*THE EXERCISE*
Determine which lines of the records include the word "this", and copy them.

### EXERCISE DATA ###

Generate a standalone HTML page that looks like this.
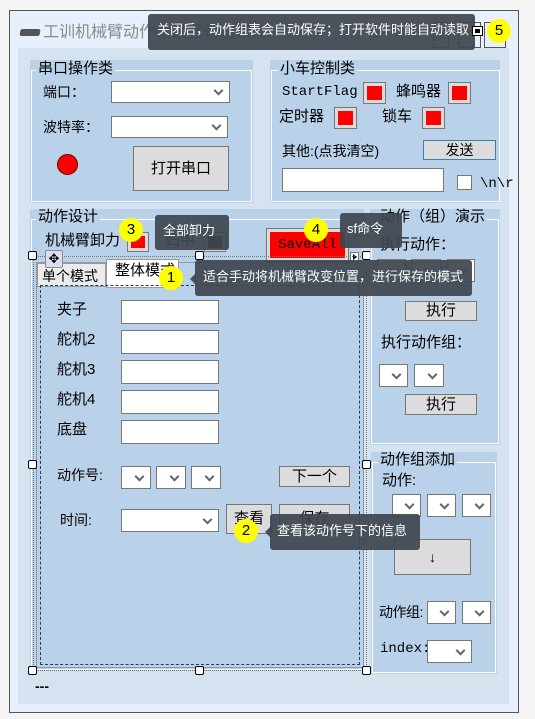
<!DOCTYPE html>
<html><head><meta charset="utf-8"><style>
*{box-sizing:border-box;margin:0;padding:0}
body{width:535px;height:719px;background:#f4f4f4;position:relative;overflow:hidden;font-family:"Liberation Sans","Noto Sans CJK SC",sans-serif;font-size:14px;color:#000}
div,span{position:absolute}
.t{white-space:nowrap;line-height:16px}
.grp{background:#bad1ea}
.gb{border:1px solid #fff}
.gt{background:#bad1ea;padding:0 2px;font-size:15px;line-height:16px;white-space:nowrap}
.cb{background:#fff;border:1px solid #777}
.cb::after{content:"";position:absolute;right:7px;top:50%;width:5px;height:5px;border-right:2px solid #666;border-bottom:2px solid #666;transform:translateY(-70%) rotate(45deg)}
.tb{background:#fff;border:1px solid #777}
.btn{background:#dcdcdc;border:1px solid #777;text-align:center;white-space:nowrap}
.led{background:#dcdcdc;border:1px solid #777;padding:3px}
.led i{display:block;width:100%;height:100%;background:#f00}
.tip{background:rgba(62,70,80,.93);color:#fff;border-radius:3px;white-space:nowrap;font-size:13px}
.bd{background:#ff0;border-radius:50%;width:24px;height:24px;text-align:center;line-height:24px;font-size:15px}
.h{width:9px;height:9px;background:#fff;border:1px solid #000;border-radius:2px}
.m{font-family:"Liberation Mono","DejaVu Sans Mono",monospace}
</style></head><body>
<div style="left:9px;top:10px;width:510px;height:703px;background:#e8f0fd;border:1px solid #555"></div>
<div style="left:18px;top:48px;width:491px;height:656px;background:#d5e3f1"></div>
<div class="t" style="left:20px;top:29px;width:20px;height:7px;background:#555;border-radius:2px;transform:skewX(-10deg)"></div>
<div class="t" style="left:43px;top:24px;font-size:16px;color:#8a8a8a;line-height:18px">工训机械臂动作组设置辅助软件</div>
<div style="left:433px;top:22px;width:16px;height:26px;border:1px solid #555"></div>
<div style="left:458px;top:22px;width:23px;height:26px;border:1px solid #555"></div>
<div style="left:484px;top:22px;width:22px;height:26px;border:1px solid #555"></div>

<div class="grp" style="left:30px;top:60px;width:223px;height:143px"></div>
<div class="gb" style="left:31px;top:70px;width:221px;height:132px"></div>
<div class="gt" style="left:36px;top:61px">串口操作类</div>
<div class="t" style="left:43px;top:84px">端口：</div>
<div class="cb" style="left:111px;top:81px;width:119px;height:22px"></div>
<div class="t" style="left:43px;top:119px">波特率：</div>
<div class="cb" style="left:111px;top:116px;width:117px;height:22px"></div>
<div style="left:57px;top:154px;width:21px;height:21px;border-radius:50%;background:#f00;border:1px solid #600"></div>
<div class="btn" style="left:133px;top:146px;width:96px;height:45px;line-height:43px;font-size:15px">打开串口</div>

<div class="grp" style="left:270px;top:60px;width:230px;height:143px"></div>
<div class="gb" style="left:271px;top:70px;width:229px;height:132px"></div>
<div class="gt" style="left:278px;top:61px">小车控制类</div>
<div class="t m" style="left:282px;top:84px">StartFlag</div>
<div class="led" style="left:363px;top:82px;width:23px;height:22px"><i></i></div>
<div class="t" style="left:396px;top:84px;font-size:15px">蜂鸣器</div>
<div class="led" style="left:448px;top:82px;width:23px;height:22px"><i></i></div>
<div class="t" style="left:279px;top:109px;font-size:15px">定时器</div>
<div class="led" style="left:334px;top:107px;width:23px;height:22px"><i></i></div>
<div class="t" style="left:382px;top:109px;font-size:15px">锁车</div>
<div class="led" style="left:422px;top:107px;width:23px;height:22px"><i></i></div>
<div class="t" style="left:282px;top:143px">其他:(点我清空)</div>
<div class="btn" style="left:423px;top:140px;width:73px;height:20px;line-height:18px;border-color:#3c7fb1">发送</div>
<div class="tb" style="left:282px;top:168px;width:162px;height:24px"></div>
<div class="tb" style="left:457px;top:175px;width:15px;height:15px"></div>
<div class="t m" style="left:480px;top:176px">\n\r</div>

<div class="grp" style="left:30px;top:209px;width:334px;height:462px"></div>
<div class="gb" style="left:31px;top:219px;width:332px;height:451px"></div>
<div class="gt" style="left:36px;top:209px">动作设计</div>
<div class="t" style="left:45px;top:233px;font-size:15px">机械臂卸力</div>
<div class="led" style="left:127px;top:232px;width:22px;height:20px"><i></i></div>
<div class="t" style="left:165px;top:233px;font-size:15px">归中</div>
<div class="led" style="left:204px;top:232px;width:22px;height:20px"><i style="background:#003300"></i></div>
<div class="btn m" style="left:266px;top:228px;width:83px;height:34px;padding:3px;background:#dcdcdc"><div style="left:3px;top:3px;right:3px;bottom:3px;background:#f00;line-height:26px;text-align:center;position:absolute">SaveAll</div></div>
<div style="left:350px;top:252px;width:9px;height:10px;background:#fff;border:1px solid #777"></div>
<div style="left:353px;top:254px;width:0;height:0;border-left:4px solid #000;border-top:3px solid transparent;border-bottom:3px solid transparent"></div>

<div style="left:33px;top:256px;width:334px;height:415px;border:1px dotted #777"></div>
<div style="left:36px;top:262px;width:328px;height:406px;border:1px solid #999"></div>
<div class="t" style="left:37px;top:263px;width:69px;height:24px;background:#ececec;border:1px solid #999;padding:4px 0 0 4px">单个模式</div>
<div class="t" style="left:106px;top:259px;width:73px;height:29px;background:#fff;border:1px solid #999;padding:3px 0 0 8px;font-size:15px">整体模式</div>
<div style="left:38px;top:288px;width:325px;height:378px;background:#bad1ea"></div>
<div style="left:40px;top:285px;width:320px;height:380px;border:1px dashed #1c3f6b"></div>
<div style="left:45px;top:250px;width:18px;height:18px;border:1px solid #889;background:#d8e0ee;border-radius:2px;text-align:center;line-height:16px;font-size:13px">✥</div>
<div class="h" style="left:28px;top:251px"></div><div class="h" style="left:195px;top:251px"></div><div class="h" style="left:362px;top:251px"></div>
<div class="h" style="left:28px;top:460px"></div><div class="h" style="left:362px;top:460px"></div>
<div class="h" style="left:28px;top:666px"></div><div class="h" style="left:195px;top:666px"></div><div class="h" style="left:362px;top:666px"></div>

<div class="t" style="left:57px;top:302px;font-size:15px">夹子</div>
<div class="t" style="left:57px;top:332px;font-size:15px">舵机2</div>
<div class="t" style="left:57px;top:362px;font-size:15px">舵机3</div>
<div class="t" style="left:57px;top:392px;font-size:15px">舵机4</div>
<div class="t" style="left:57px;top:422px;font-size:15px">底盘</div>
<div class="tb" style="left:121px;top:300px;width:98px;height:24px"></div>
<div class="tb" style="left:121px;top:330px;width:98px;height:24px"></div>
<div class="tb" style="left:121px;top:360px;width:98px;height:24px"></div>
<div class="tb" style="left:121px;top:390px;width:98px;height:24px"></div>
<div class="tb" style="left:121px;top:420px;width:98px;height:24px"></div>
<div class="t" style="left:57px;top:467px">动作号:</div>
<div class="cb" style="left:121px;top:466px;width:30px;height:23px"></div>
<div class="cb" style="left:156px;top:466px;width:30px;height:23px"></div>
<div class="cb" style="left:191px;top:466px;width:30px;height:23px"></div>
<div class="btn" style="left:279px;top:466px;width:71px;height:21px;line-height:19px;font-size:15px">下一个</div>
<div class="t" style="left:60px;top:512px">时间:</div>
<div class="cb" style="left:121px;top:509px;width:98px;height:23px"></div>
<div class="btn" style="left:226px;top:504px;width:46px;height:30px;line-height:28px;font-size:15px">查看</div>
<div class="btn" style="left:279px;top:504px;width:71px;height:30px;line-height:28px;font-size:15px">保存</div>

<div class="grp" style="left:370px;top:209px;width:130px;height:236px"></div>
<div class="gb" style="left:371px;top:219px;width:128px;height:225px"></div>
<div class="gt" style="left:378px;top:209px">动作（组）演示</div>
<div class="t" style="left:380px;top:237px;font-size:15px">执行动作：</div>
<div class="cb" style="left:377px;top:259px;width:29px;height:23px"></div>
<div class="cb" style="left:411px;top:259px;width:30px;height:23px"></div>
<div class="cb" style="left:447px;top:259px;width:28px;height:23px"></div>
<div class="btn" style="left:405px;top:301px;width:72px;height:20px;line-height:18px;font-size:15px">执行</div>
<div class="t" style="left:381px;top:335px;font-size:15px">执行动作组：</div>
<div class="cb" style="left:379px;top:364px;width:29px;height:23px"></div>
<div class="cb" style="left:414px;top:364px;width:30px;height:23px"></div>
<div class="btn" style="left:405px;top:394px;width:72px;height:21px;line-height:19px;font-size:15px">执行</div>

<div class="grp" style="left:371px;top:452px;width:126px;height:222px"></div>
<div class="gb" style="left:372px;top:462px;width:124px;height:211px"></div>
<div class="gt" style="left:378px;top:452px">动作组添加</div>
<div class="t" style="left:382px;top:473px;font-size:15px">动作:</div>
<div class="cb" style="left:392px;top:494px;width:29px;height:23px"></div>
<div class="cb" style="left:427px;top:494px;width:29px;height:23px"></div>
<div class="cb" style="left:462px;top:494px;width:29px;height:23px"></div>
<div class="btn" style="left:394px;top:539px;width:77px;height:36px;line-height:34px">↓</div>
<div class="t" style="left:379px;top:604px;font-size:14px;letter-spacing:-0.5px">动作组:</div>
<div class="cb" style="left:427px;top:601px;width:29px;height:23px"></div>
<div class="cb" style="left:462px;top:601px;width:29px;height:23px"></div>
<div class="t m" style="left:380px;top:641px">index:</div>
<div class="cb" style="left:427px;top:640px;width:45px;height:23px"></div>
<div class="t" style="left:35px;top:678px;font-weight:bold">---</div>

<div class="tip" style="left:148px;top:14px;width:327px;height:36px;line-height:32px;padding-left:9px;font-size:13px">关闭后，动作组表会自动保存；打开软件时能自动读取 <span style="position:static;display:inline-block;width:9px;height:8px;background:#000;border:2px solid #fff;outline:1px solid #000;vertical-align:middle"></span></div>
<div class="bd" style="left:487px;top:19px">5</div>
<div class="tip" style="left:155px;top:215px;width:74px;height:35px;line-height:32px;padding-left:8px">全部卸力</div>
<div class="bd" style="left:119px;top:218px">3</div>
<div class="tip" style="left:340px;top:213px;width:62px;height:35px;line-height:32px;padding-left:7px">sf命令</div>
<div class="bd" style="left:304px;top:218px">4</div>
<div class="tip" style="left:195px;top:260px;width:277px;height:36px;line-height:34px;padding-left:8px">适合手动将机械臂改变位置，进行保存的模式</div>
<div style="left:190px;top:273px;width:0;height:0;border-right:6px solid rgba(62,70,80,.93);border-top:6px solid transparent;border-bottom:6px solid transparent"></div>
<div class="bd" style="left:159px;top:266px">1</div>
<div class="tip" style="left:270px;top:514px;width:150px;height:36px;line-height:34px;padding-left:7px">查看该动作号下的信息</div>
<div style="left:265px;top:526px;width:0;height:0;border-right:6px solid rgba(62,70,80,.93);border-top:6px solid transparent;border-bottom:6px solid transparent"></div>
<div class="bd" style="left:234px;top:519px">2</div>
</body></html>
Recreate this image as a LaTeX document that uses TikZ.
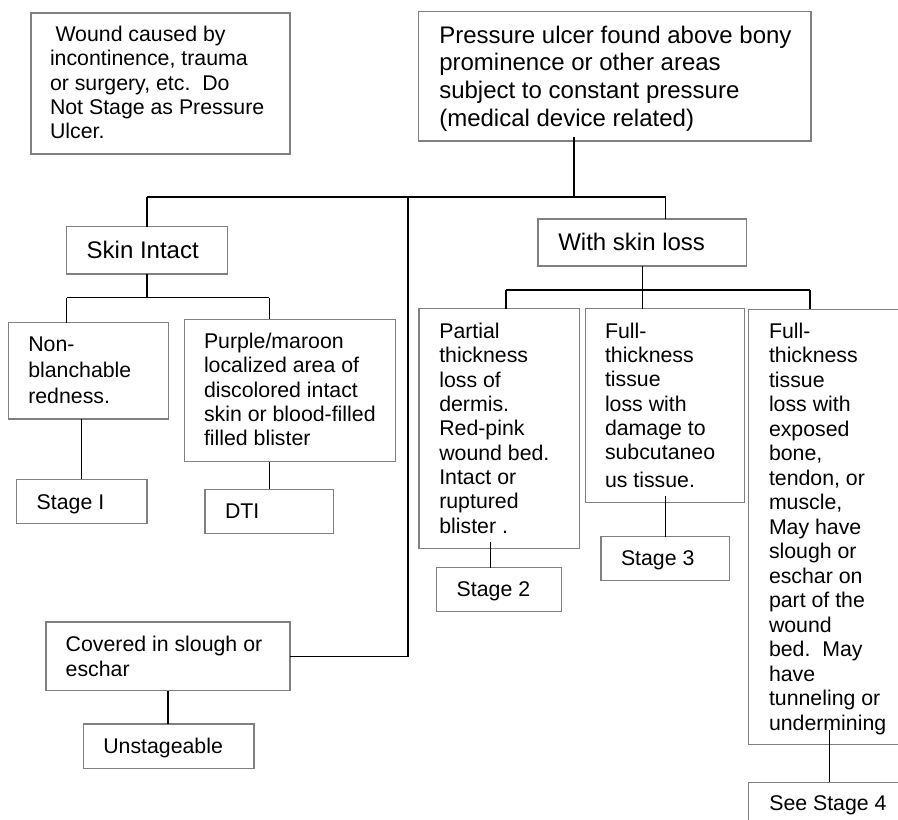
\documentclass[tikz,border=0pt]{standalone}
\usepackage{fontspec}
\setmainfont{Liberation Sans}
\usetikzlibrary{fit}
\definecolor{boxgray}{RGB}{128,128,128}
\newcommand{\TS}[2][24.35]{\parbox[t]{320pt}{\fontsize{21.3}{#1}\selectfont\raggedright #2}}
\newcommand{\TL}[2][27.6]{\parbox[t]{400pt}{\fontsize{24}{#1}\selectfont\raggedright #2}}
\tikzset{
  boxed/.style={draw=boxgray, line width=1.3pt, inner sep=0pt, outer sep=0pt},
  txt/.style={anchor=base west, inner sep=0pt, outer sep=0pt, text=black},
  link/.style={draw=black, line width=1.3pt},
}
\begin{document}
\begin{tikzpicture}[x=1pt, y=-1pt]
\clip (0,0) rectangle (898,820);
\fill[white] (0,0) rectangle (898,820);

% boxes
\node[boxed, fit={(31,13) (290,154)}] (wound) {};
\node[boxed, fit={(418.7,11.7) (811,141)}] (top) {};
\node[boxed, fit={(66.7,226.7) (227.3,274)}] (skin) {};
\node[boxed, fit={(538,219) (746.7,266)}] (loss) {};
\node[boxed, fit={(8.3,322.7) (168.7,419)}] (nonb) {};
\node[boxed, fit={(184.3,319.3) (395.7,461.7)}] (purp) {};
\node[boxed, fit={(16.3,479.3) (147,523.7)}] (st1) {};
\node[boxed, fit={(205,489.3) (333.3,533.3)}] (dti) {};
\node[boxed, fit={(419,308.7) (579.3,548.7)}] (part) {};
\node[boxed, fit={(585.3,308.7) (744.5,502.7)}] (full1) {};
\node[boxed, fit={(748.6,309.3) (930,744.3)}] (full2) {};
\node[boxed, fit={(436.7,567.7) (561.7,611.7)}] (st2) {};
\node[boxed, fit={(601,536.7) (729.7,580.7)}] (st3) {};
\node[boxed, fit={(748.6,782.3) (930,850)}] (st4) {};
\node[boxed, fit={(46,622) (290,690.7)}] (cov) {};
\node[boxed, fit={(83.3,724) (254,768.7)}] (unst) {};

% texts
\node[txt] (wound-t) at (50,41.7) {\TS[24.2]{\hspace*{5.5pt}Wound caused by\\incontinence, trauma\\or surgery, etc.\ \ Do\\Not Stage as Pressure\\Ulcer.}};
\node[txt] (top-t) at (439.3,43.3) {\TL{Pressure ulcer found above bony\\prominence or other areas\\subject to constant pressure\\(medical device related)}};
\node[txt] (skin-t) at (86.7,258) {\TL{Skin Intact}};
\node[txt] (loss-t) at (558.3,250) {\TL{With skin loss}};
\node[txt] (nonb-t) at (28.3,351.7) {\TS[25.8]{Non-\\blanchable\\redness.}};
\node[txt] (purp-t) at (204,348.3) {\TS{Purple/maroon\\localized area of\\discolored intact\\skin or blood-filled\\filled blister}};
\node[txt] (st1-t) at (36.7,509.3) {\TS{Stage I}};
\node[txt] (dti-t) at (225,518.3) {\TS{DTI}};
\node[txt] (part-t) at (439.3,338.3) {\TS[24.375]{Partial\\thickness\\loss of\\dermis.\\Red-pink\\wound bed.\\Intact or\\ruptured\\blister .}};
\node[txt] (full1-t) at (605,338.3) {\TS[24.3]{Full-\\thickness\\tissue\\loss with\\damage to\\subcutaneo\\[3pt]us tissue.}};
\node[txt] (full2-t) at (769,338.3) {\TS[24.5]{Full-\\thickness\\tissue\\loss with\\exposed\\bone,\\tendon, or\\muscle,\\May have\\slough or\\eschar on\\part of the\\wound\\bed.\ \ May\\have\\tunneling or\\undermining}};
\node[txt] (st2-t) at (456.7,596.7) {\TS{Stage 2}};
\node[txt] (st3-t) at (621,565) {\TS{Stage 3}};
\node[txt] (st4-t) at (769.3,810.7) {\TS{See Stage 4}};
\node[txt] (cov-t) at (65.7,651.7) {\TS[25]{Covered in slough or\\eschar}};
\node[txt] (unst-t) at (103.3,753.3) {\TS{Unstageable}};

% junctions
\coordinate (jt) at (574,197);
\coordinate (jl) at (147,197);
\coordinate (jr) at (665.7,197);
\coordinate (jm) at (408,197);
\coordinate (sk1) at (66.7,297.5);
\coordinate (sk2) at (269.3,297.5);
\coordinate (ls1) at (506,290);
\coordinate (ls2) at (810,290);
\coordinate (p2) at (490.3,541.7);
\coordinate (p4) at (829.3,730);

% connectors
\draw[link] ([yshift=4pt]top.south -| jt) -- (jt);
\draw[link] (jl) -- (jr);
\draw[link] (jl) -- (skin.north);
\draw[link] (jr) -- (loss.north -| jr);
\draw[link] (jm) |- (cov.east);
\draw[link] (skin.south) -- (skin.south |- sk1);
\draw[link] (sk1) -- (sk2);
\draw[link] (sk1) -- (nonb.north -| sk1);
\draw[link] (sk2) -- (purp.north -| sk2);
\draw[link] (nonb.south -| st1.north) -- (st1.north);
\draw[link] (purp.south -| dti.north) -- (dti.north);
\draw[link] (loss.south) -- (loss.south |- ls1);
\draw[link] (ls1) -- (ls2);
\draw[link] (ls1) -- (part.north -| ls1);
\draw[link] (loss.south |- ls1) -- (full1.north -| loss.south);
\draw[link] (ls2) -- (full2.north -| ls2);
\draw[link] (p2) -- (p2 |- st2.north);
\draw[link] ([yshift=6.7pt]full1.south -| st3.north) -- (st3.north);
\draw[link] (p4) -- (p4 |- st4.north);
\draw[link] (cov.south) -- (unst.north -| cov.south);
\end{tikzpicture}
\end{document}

###

*RESULT*
Generate a standalone HTML page that looks like this.
Recreate this image as a LaTeX document that uses TikZ.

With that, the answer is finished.